As spring of his senior year in high school approached, Miles had offers of admission from a half dozen colleges and universities, and he chose Redlands in large part because of the financial aid package offered by the university.
But he also chose Redlands because for him it was the best fit, offering an impressive blend of academics in his chosen field of study and a good number of co-curricular activities that allowed him to apply his classroom learning to his areas of academic interest.
I was reminded of our mission a while back as various publications began to release their annual rankings of “best colleges.”
There are now dozens of such reports – by players including Forbes, the New York Times and US News and World Report –ranking everything from top public schools to best liberal arts colleges to top value schools, which include in their calculations how much money their graduates go on to earn.
There’s a list of the Top Schools that mint the most billionaire alumni. There’s another for Best Campus Food and another for Best Campus Dorms.
For whatever information such lists impart, and however much consternation those rankings might stir, the one thing they can never tell students is how well they might fit into the landscape of any campus they are considering.
I was also reminded of our mission during spring break when I, along with two other teachers, led 15 OVS students on a whirlwind tour of a dozen East Coast colleges and universities. Those visits included such academic titans as Harvard, Yale and Columbia University, but we also spent time at lesser-known schools such as Wesleyan University and UMass Lowell.
And all the time we talked fit. We asked students whether they could “see” themselves at these campuses, and what about those schools appealed to them or turned them off. In other words, we asked students whether they saw these campuses as good fits for their style of learning, their academic and social interests, and a myriad of personal considerations such as size, location and financial aid offerings.
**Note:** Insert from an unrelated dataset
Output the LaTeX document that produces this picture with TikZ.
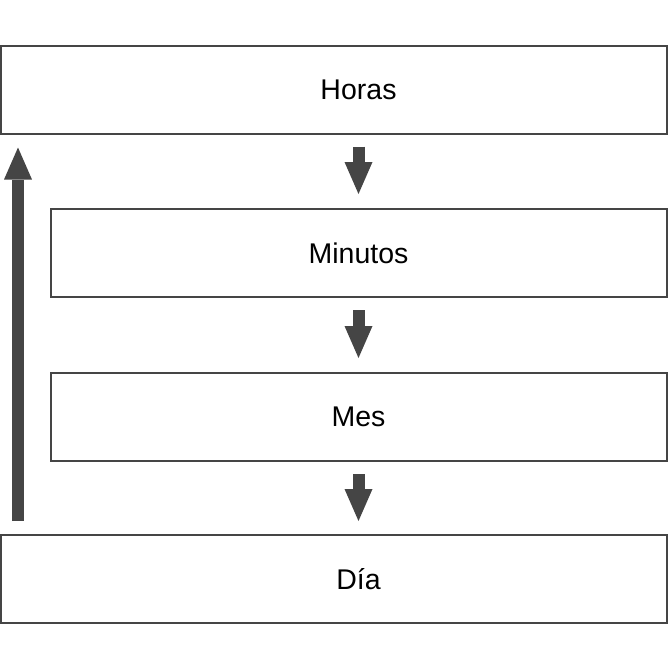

Of course, I was also reminded of fit as National College Decision Day approached. May 1 marks the day that students across the country will make final choices about the schools they plan to attend next year, decisions that bring to a head the months-long, angst-ridden process of filling out applications, writing essays and culling college lists.
For the current crop of OVS seniors, these last few months have been all about finding the right fit. But just how do you measure fit?
A 2014 study by Purdue University and the Lumina Foundation, in conjunction with Gallup, arrived at the “Big Six” experiences that students should seek from any college or university they attend. Those experiences are:
• A professor who makes them excited about learning.
• A professor who cares about them as a person.
• A mentor who encourages them to pursue their goals and dreams.
• Opportunities to work on a long-term project.
• A job or internship where they can apply what they learn in the classroom.
• Opportunities to be extremely active in extracurricular activities and organizations.
When talking fit, this isn’t a bad place to start. And if you talk to Miles, you’ll find he was able to check off every one of those criterion during his four years at the University of Redlands.
“I loved Redlands because it gave me so many opportunities,” Miles said. “It introduced me to incredible people and allowed me to have amazing experiences I don’t think I would have had at any of the other colleges I applied to.”
All of our students should be so lucky. And that’s our mission at the college counseling office.